> _Code that draws figures_:
● ● ●
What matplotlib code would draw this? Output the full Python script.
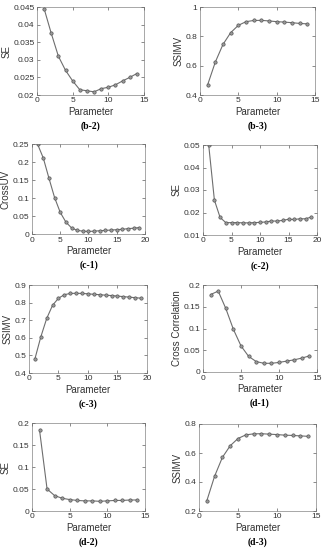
import numpy as np
import matplotlib.pyplot as plt

plt.rcParams['font.family'] = ['Liberation Sans', 'DejaVu Sans']

# values
x14 = list(range(1, 15))
x19 = list(range(1, 20))

se_b2 = [0.0445, 0.0375, 0.031, 0.027, 0.024, 0.0215, 0.0212, 0.0209,
         0.0218, 0.0222, 0.0229, 0.0240, 0.0250, 0.0261]
ssimv_b3 = [0.47, 0.625, 0.745, 0.825, 0.875, 0.900, 0.908, 0.909,
            0.905, 0.900, 0.897, 0.893, 0.888, 0.885]
crossuv_c1 = [0.249, 0.211, 0.155, 0.101, 0.060, 0.033, 0.017, 0.010, 0.008,
              0.007, 0.008, 0.009, 0.010, 0.011, 0.012, 0.013, 0.015, 0.016, 0.018]
se_c2 = [0.0500, 0.0255, 0.0178, 0.0155, 0.0155, 0.0155, 0.0154, 0.0154, 0.0155,
         0.0156, 0.0158, 0.0162, 0.0162, 0.0165, 0.0170, 0.0169, 0.0172, 0.0172, 0.0180]
ssimv_c3 = [0.48, 0.605, 0.71, 0.785, 0.825, 0.845, 0.852, 0.853, 0.852, 0.850,
            0.847, 0.845, 0.842, 0.840, 0.837, 0.834, 0.831, 0.828, 0.825]
cc_d1 = [0.178, 0.186, 0.146, 0.098, 0.060, 0.036, 0.024, 0.020,
         0.020, 0.022, 0.025, 0.028, 0.032, 0.037]
se_d2 = [0.184, 0.050, 0.035, 0.029, 0.026, 0.024, 0.023, 0.023,
         0.022, 0.023, 0.024, 0.024, 0.025, 0.025]
ssimv_d3 = [0.27, 0.44, 0.57, 0.65, 0.70, 0.725, 0.732, 0.733,
            0.730, 0.727, 0.723, 0.721, 0.718, 0.715]

W, H = 328, 550

# (x, y, ylabel, tag, xlim, xticks, ylim, yticks, yticklabels, box in px: left, top, right, bottom)
panels = [
    (x14, se_b2, 'SE', '(b-2)', (0, 15), [0, 5, 10, 15], (0.02, 0.045),
     [0.02, 0.025, 0.03, 0.035, 0.04, 0.045],
     ['0.02', '0.025', '0.03', '0.035', '0.04', '0.045'], (37, 7, 144, 95)),
    (x14, ssimv_b3, 'SSIMV', '(b-3)', (0, 15), [0, 5, 10, 15], (0.4, 1.0),
     [0.4, 0.6, 0.8, 1.0], ['0.4', '0.6', '0.8', '1'], (200, 7, 315, 95)),
    (x19, crossuv_c1, 'CrossUV', '(c-1)', (0, 20), [0, 5, 10, 15, 20], (0, 0.25),
     [0, 0.05, 0.1, 0.15, 0.2, 0.25], ['0', '0.05', '0.1', '0.15', '0.2', '0.25'],
     (32, 144, 145, 234)),
    (x19, se_c2, 'SE', '(c-2)', (0, 20), [0, 5, 10, 15, 20], (0.01, 0.05),
     [0.01, 0.02, 0.03, 0.04, 0.05], ['0.01', '0.02', '0.03', '0.04', '0.05'],
     (203, 145, 317, 235)),
    (x19, ssimv_c3, 'SSIMV', '(c-3)', (0, 20), [0, 5, 10, 15, 20], (0.4, 0.9),
     [0.4, 0.5, 0.6, 0.7, 0.8, 0.9], ['0.4', '0.5', '0.6', '0.7', '0.8', '0.9'],
     (29, 285, 147, 373)),
    (x14, cc_d1, 'Cross Correlation', '(d-1)', (0, 15), [0, 5, 10, 15], (0, 0.2),
     [0, 0.05, 0.1, 0.15, 0.2], ['0', '0.05', '0.1', '0.15', '0.2'],
     (203, 285, 317, 372)),
    (x14, se_d2, 'SE', '(d-2)', (0, 15), [0, 5, 10, 15], (0, 0.2),
     [0, 0.05, 0.1, 0.15, 0.2], ['0', '0.05', '0.1', '0.15', '0.2'],
     (32, 423, 145, 511)),
    (x14, ssimv_d3, 'SSIMV', '(d-3)', (0, 15), [0, 5, 10, 15], (0.2, 0.8),
     [0.2, 0.4, 0.6, 0.8], ['0.2', '0.4', '0.6', '0.8'], (199, 424, 316, 511)),
]

fig = plt.figure(figsize=(W / 100, H / 100), dpi=100)
fig.patch.set_facecolor('white')

for x, y, ylab, tag, xlim, xt, ylim, yt, ytl, box in panels:
    l, t, r, b = box
    ax = fig.add_axes([l / W, 1 - b / H, (r - l) / W, (b - t) / H])
    ax.plot(x, y, '-o', color='#6e6e6e', lw=0.8, ms=2.4,
            mfc='#9a9a9a', mec='#555555', mew=0.5)
    ax.set_xlim(*xlim)
    ax.set_ylim(*ylim)
    ax.set_xticks(xt)
    ax.set_yticks(yt)
    ax.set_yticklabels(ytl)
    ax.tick_params(direction='in', length=2, width=0.4, labelsize=6,
                   top=True, right=True, pad=1.8, colors='#333333')
    for s in ax.spines.values():
        s.set_linewidth(0.4)
        s.set_color('#666666')
    ax.set_xlabel('Parameter', fontsize=7, labelpad=1.5, color='#333333')
    ax.set_ylabel(ylab, fontsize=7, labelpad=1.5, color='#333333')
    cx = (l + r) / 2 / W
    fig.text(cx, 1 - (b + 31) / H, tag, ha='center', va='center',
             fontsize=7, fontweight='bold', family='Liberation Serif')

fig.savefig('out.png', dpi=100)
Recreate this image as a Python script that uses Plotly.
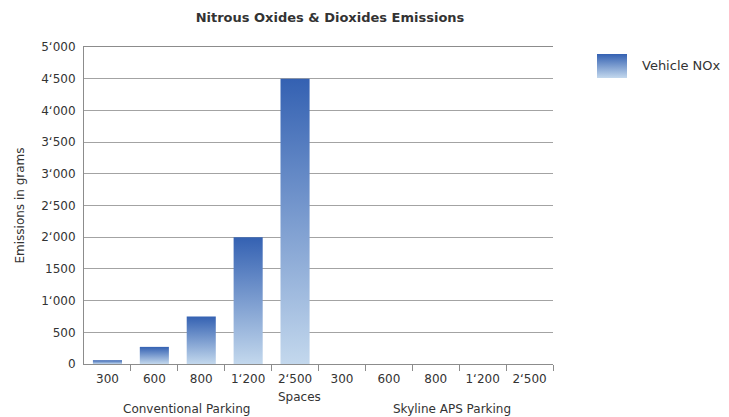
import plotly.graph_objects as go

# Parking spaces per facility and the two parking types
spaces = ["300", "600", "800", "1\u2018200", "2\u2018500"]
groups = ["Conventional Parking", "Skyline APS Parking"]
series_name = "Vehicle NOx"

# Vehicle NOx emissions in grams (conventional, then Skyline APS)
nox_conventional = [60, 270, 750, 2000, 4500]
nox_skyline = [0, 0, 0, 0, 0]

y_tick_values = [0, 500, 1000, 1500, 2000, 2500, 3000, 3500, 4000, 4500, 5000]
y_tick_labels = ["0", "500", "1\u2018000", "1500", "2\u2018000", "2\u2018500",
                 "3\u2018000", "3\u2018500", "4\u2018000", "4\u2018500", "5\u2018000"]

categories = spaces + spaces
values = nox_conventional + nox_skyline

DARK = "#3461b2"
LIGHT = "#c3d8ed"
TEXT = "#333333"
AXIS = "#8c8c8c"
GRID = "#a3a3a3"
FONT = "DejaVu Sans"
HALF = 0.31  # half bar width in category units
GRADIENT = dict(type="vertical", colorscale=[[0, LIGHT], [1, DARK]])

W, H = 729, 417
L, R, T, B = 84, 10, 47, 53          # page margins
PLOT_RIGHT = 553                     # right end of the bar area
PW, PH = W - L - R, H - T - B


def px_x(x):
    return (x - L) / PW


def px_y(y):
    return (H - B - y) / PH


fig = go.Figure()

# each bar is a filled rectangle with its own vertical gradient
for i, v in enumerate(values):
    if v <= 0:
        continue
    fig.add_trace(go.Scatter(
        x=[i - HALF, i + HALF, i + HALF, i - HALF, i - HALF],
        y=[0, 0, v, v, 0],
        mode="lines",
        line=dict(width=0, color=DARK),
        fill="toself",
        fillgradient=GRADIENT,
        name=series_name,
        showlegend=False,
        hoverinfo="skip",
    ))

# legend key: a gradient square on its own small axes
fig.add_trace(go.Scatter(
    x=[0, 1, 1, 0, 0], y=[0, 0, 1, 1, 0],
    xaxis="x2", yaxis="y2",
    mode="lines", line=dict(width=0, color=DARK),
    fill="toself", fillgradient=GRADIENT,
    showlegend=False, hoverinfo="skip",
))

fig.update_layout(
    width=W, height=H,
    margin=dict(l=L, r=R, t=T, b=B),
    paper_bgcolor="white", plot_bgcolor="white",
    font=dict(family=FONT, size=12, color=TEXT),
    title=dict(text="<b>Nitrous Oxides & Dioxides Emissions</b>",
               x=330 / W, xref="container", xanchor="center",
               y=1 - 17 / H, yref="container", yanchor="middle",
               font=dict(size=13, color=TEXT, family=FONT)),
    showlegend=False,
    xaxis=dict(
        domain=[0, px_x(PLOT_RIGHT)],
        range=[-0.5, 9.5],
        tickmode="array",
        tickvals=list(range(len(categories))),
        ticktext=categories,
        ticks="",
        ticklabelstandoff=4,
        showgrid=False,
        zeroline=False,
        showline=True, linecolor=AXIS, linewidth=1, mirror=True,
        minor=dict(tickmode="array",
                   tickvals=[k + 0.5 for k in range(len(categories))],
                   ticks="outside", ticklen=6, tickcolor=AXIS, showgrid=False),
        fixedrange=True,
    ),
    yaxis=dict(
        range=[0, 5000],
        tickmode="array",
        tickvals=y_tick_values,
        ticktext=y_tick_labels,
        ticks="",
        ticklabelstandoff=5,
        showgrid=True, gridcolor=GRID, gridwidth=1,
        zeroline=False,
        showline=True, linecolor=AXIS, linewidth=1,
        title=dict(text="Emissions in grams", standoff=14,
                   font=dict(size=12, color=TEXT)),
        fixedrange=True,
    ),
    xaxis2=dict(domain=[px_x(597), px_x(627)], range=[0, 1], visible=False,
                anchor="y2", fixedrange=True),
    yaxis2=dict(domain=[px_y(78), px_y(54)], range=[0, 1], visible=False,
                anchor="x2", fixedrange=True),
)

# legend text
fig.add_annotation(x=px_x(640), y=px_y(66), xref="paper", yref="paper",
                   xanchor="left", yanchor="middle", showarrow=False,
                   text=series_name, font=dict(size=13, color=TEXT, family=FONT))

# axis title and group labels under the category ticks
fig.add_annotation(x=px_x(299), y=px_y(397), xref="paper", yref="paper",
                   xanchor="center", yanchor="middle", showarrow=False,
                   text="Spaces", font=dict(size=12, color=TEXT, family=FONT))
for g, cx in zip(groups, [186, 452]):
    fig.add_annotation(x=px_x(cx), y=px_y(409), xref="paper", yref="paper",
                       xanchor="center", yanchor="middle", showarrow=False,
                       text=g, font=dict(size=12, color=TEXT, family=FONT))

fig.write_html("out.html")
● ● ●
> _What you have to do_:
Copy out each line in the preceding records that contains "Python".

> _Written response_:
What matplotlib code would draw this? Output the full Python script.
Recreate this image as a Python script that uses Plotly.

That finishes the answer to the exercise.